Even if you manage to get a shot off, be it with bow or with powder weapon, firing in the rain should cut your range by half. Note that visibility is seriously decreased in the rain as well, by one-third in light rain to one-half in heavy rain, so the range reduction becomes partly academic.
Are your PCs travelling with a cart to take all their extra equipment there, and all their loot back home? Remember that only the most significant of main roads had any kind of protection from rain; if they're going on most medieval roads, rainfall will muddy up the whole place, and reduce travel times by half as well. There'll be an additional 1/6 chance every hour of travel that the cart will get stuck in the mud and require strength checks to push/pull it out.
Horses are elegant creatures, but if its raining heavily they won't be able to go on most terrain at more than a walk; and if you try to charge with a horse at an enemy in the rain, some type of check will be required to avoid disaster.
Are the PCs traveling in the mountains? Rains can cause mudslides. Any time that its been raining for at least two days in a row, there's a 1/10 chance every day of heavy rain of getting caught in one while in mountainous areas. A saving throw is required to avoid getting knocked down by one and taking 3d6 points of damage (if you're on a horse, there could be additional damage from falling off).

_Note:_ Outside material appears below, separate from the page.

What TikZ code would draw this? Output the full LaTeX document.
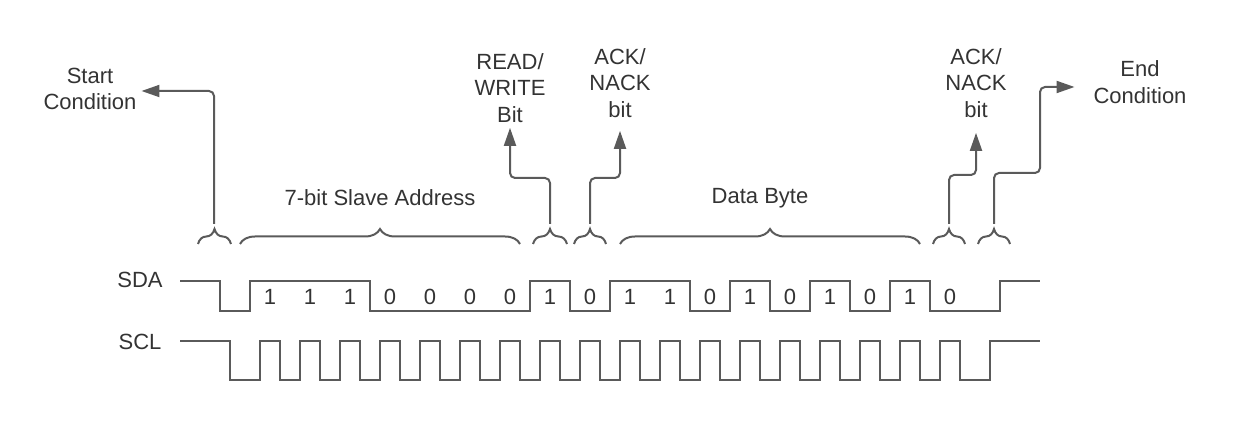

Are the PCs heading to a river? Rains can cause rivers to flood. Any time there's been rainfall for more than five days in a row, or heavy rainfall for three days in the past week, there's a 4/6 chance that the river will have flooded, making crossing almost impossible (except perhaps at major bridges).
Can your PCs manage to get to a town? That will sure be good for their survival in the rain. If not, they're stuck trying to build a fire and shelter in pretty sub-optimal conditions.
Wilderness survival skills must be rolled, at a penalty depending on light or heavy rain, to successfully build a fire. If you can't do it, then even in the summer night, heavy rain can cause bitter and harmful cold.
Any time that a PC sleeps outside in rain (light or heavy) without some kind of shelter and the warmth of a fire, there's a 1/20 chance of becoming ill. This would be some type of flu, most likely, but remember that back then this was a pretty dangerous thing to get, without adequate rest and medical attention.
Saving throws should be rolled to recover, with penalties if the PC is not able to get rest (in a warm and DRY environment!) and bonuses if they are getting attended by a doctor. Failing would mean that the disease evolves into life-threatening pneumonia, which would leave the PC flat on their back for at least a week or two, and would require further saves to avoid decline of Constitution and possibly death.
Now of course, snow is as dangerous as rain, at least, and even colder. And in this period it certainly snows in Albion during the winter (with the cold getting worse as the campaign period progresses). But there's a simple reason why we focus on rain and not snow: you'd have to be INSANE to go traveling through wilderness in the winter. That's something to remember in your campaign in itself: PCs should spend the winter close to home, and not out adventuring; travel would only be short and in safe areas (safe being defined in this period not as actually safe, but as places where you could get from one village/castle to another in under a day of winter travel). If your PCs insist on going out adventuring in mid-winter, feel free to hit them with everything they deserve.